>>>
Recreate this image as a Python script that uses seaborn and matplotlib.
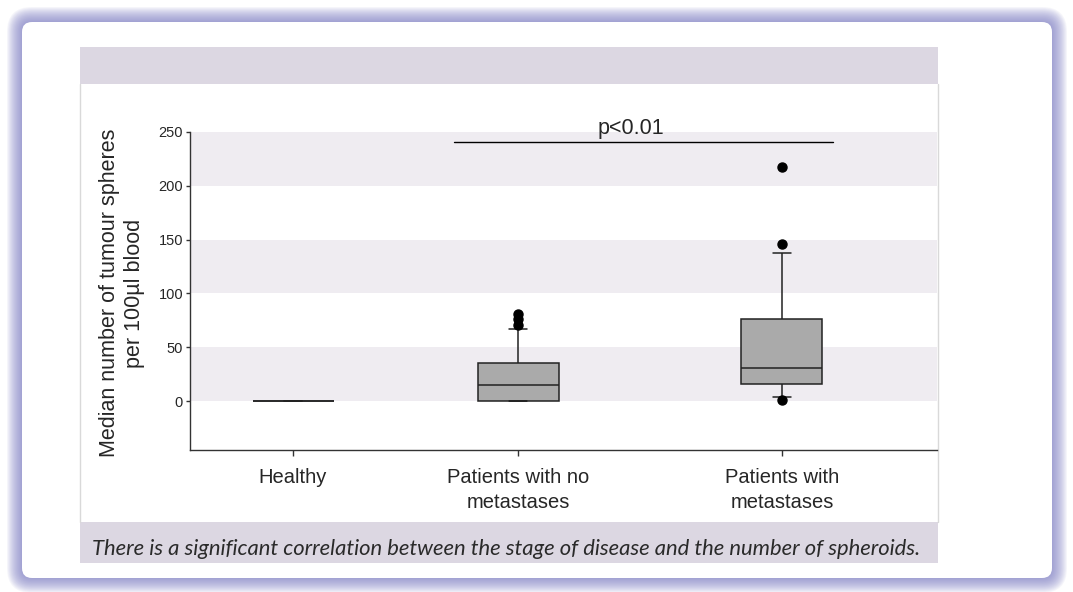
import matplotlib
matplotlib.use("Agg")
import matplotlib.pyplot as plt
from matplotlib.patches import FancyBboxPatch, Rectangle
from matplotlib.transforms import IdentityTransform
import pandas as pd
import seaborn as sns

# groups shown on the x axis
groups = ["Healthy", "Patients with no\nmetastases", "Patients with\nmetastases"]

# sphere counts per 100ul blood, chosen so the box/whisker/outlier
# positions read off the figure come out the same
healthy = [0, 0, 0, 0, 0, 0, 0, 0, 0, 0]
no_metastases = [0, 0, 0, 0, 0, 0, 0, 0, 0, 2, 4, 6, 9, 12, 14,
                 16, 19, 22, 25, 28, 31, 33, 36, 42, 48, 55, 67, 71, 76, 81]
metastases = [1, 4, 8, 11, 14, 16, 20, 24, 27, 30,
              32, 45, 58, 70, 74, 82, 105, 138, 146, 217]

y_ticks = [0, 50, 100, 150, 200, 250]
band_ranges = [(0, 50), (100, 150), (200, 250)]
p_label = "p<0.01"
y_label = "Median number of tumour spheres\nper 100\u00b5l blood"
caption = ("There is a significant correlation between the stage of disease "
           "and the number of spheroids.")

# the original spaces the groups a little unevenly
group_pos = [0, 1, 2.173]

df = pd.DataFrame({
    "pos": [group_pos[0]] * len(healthy) + [group_pos[1]] * len(no_metastases)
           + [group_pos[2]] * len(metastases),
    "spheres": healthy + no_metastases + metastases,
})

W, H = 1073, 592
sns.set_theme(style="ticks")
plt.rcParams["font.family"] = ["Liberation Sans", "DejaVu Sans"]

fig = plt.figure(figsize=(W / 100, H / 100), dpi=100)
fig.patch.set_facecolor("white")


def px_rect(x0, y0, x1, y1):
    # rectangle in image pixels, y measured from the top
    return (x0, H - y1), x1 - x0, y1 - y0


# soft bluish shadow round the white panel
for k in range(15, 0, -1):
    xy, w, h = px_rect(22 - k, 22 - k, 1052 + k, 578 + k)
    fig.add_artist(FancyBboxPatch(xy, w, h,
                                  boxstyle="round,pad=0,rounding_size=%d" % (10 + k),
                                  transform=IdentityTransform(), zorder=-20,
                                  facecolor="#7c7cc4", edgecolor="none", alpha=0.07))
xy, w, h = px_rect(22, 22, 1052, 578)
fig.add_artist(FancyBboxPatch(xy, w, h, boxstyle="round,pad=0,rounding_size=10",
                              transform=IdentityTransform(), zorder=-10,
                              facecolor="white", edgecolor="none"))

# header and caption bands of the inner card
for y0, y1 in [(47, 84), (522, 563)]:
    xy, w, h = px_rect(80, y0, 938, y1)
    fig.add_artist(Rectangle(xy, w, h, transform=IdentityTransform(), zorder=-5,
                             facecolor="#dcd7e2", edgecolor="none"))
for x in (80, 938):
    fig.add_artist(plt.Line2D([x, x], [H - 522, H - 84], transform=IdentityTransform(),
                              color="#d9d9d9", lw=1, zorder=-5))

ax = fig.add_axes([190 / W, 1 - 450 / H, (937 - 190) / W, (450 - 100) / H])
ax.set_facecolor("none")

for lo, hi in band_ranges:
    ax.axhspan(lo, hi, color="#efecf1", lw=0, zorder=0)

box_w = 0.36
sns.boxplot(data=df, x="pos", y="spheres", native_scale=True, ax=ax,
            color="#aaaaaa", saturation=1, width=box_w, whis=(2, 91),
            linecolor="#222222", linewidth=1.1, fliersize=6.5,
            flierprops=dict(marker="o", markerfacecolor="black",
                            markeredgecolor="black"))

# narrow whisker caps like the original
for line in ax.lines:
    xs, ys = line.get_xdata(), line.get_ydata()
    if len(xs) == 2 and ys[0] == ys[1] and abs(xs[1] - xs[0]) < 0.8 * box_w:
        mid = (xs[0] + xs[1]) / 2
        line.set_xdata([mid - 0.04, mid + 0.04])

ax.set_xlim(-0.458, 2.862)
ax.set_ylim(-45.5, 279.7)
ax.set_yticks(y_ticks)
ax.set_xticks(group_pos, groups)
ax.set_xlabel("")
ax.set_ylabel("")

# significance bar
ax.plot([0.716, 2.4], [241, 241], color="black", lw=1)
ax.text(1.5, 248, p_label, ha="center", va="baseline", fontsize=15.5)

for side in ("top", "right"):
    ax.spines[side].set_visible(False)
ax.spines["left"].set_bounds(-45.5, 250)
for side in ("left", "bottom"):
    ax.spines[side].set_color("#333333")
    ax.spines[side].set_linewidth(1)
ax.tick_params(axis="y", length=3, width=1, pad=2, labelsize=10.5, color="#333333")
ax.tick_params(axis="x", length=4, width=1, pad=9, labelsize=14.5, color="#333333")
for lab in ax.get_xticklabels():
    lab.set_linespacing(1.4)

fig.text(122 / W, 1 - 293 / H, y_label, rotation=90, ha="center", va="center",
         fontsize=15.5, linespacing=1.2)
fig.text(92 / W, 1 - 549 / H, caption, ha="left", va="center", fontsize=15.8,
         style="italic", family=["Lato", "DejaVu Sans"], color="#2a2a2a")

fig.savefig("out.png", dpi=100)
<<<
Exercise objective -> Quote the data above in full, leaving out the pictures it holds.

Result of the task ->
Recreate this image as a Python script that uses seaborn and matplotlib.
import matplotlib
matplotlib.use("Agg")
import matplotlib.pyplot as plt
from matplotlib.patches import FancyBboxPatch, Rectangle
from matplotlib.transforms import IdentityTransform
import pandas as pd
import seaborn as sns

# groups shown on the x axis
groups = ["Healthy", "Patients with no\nmetastases", "Patients with\nmetastases"]

# sphere counts per 100ul blood, chosen so the box/whisker/outlier
# positions read off the figure come out the same
healthy = [0, 0, 0, 0, 0, 0, 0, 0, 0, 0]
no_metastases = [0, 0, 0, 0, 0, 0, 0, 0, 0, 2, 4, 6, 9, 12, 14,
                 16, 19, 22, 25, 28, 31, 33, 36, 42, 48, 55, 67, 71, 76, 81]
metastases = [1, 4, 8, 11, 14, 16, 20, 24, 27, 30,
              32, 45, 58, 70, 74, 82, 105, 138, 146, 217]

y_ticks = [0, 50, 100, 150, 200, 250]
band_ranges = [(0, 50), (100, 150), (200, 250)]
p_label = "p<0.01"
y_label = "Median number of tumour spheres\nper 100\u00b5l blood"
caption = ("There is a significant correlation between the stage of disease "
           "and the number of spheroids.")

# the original spaces the groups a little unevenly
group_pos = [0, 1, 2.173]

df = pd.DataFrame({
    "pos": [group_pos[0]] * len(healthy) + [group_pos[1]] * len(no_metastases)
           + [group_pos[2]] * len(metastases),
    "spheres": healthy + no_metastases + metastases,
})

W, H = 1073, 592
sns.set_theme(style="ticks")
plt.rcParams["font.family"] = ["Liberation Sans", "DejaVu Sans"]

fig = plt.figure(figsize=(W / 100, H / 100), dpi=100)
fig.patch.set_facecolor("white")


def px_rect(x0, y0, x1, y1):
    # rectangle in image pixels, y measured from the top
    return (x0, H - y1), x1 - x0, y1 - y0


# soft bluish shadow round the white panel
for k in range(15, 0, -1):
    xy, w, h = px_rect(22 - k, 22 - k, 1052 + k, 578 + k)
    fig.add_artist(FancyBboxPatch(xy, w, h,
                                  boxstyle="round,pad=0,rounding_size=%d" % (10 + k),
                                  transform=IdentityTransform(), zorder=-20,
                                  facecolor="#7c7cc4", edgecolor="none", alpha=0.07))
xy, w, h = px_rect(22, 22, 1052, 578)
fig.add_artist(FancyBboxPatch(xy, w, h, boxstyle="round,pad=0,rounding_size=10",
                              transform=IdentityTransform(), zorder=-10,
                              facecolor="white", edgecolor="none"))

# header and caption bands of the inner card
for y0, y1 in [(47, 84), (522, 563)]:
    xy, w, h = px_rect(80, y0, 938, y1)
    fig.add_artist(Rectangle(xy, w, h, transform=IdentityTransform(), zorder=-5,
                             facecolor="#dcd7e2", edgecolor="none"))
for x in (80, 938):
    fig.add_artist(plt.Line2D([x, x], [H - 522, H - 84], transform=IdentityTransform(),
                              color="#d9d9d9", lw=1, zorder=-5))

ax = fig.add_axes([190 / W, 1 - 450 / H, (937 - 190) / W, (450 - 100) / H])
ax.set_facecolor("none")

for lo, hi in band_ranges:
    ax.axhspan(lo, hi, color="#efecf1", lw=0, zorder=0)

box_w = 0.36
sns.boxplot(data=df, x="pos", y="spheres", native_scale=True, ax=ax,
            color="#aaaaaa", saturation=1, width=box_w, whis=(2, 91),
            linecolor="#222222", linewidth=1.1, fliersize=6.5,
            flierprops=dict(marker="o", markerfacecolor="black",
                            markeredgecolor="black"))

# narrow whisker caps like the original
for line in ax.lines:
    xs, ys = line.get_xdata(), line.get_ydata()
    if len(xs) == 2 and ys[0] == ys[1] and abs(xs[1] - xs[0]) < 0.8 * box_w:
        mid = (xs[0] + xs[1]) / 2
        line.set_xdata([mid - 0.04, mid + 0.04])

ax.set_xlim(-0.458, 2.862)
ax.set_ylim(-45.5, 279.7)
ax.set_yticks(y_ticks)
ax.set_xticks(group_pos, groups)
ax.set_xlabel("")
ax.set_ylabel("")

# significance bar
ax.plot([0.716, 2.4], [241, 241], color="black", lw=1)
ax.text(1.5, 248, p_label, ha="center", va="baseline", fontsize=15.5)

for side in ("top", "right"):
    ax.spines[side].set_visible(False)
ax.spines["left"].set_bounds(-45.5, 250)
for side in ("left", "bottom"):
    ax.spines[side].set_color("#333333")
    ax.spines[side].set_linewidth(1)
ax.tick_params(axis="y", length=3, width=1, pad=2, labelsize=10.5, color="#333333")
ax.tick_params(axis="x", length=4, width=1, pad=9, labelsize=14.5, color="#333333")
for lab in ax.get_xticklabels():
    lab.set_linespacing(1.4)

fig.text(122 / W, 1 - 293 / H, y_label, rotation=90, ha="center", va="center",
         fontsize=15.5, linespacing=1.2)
fig.text(92 / W, 1 - 549 / H, caption, ha="left", va="center", fontsize=15.8,
         style="italic", family=["Lato", "DejaVu Sans"], color="#2a2a2a")

fig.savefig("out.png", dpi=100)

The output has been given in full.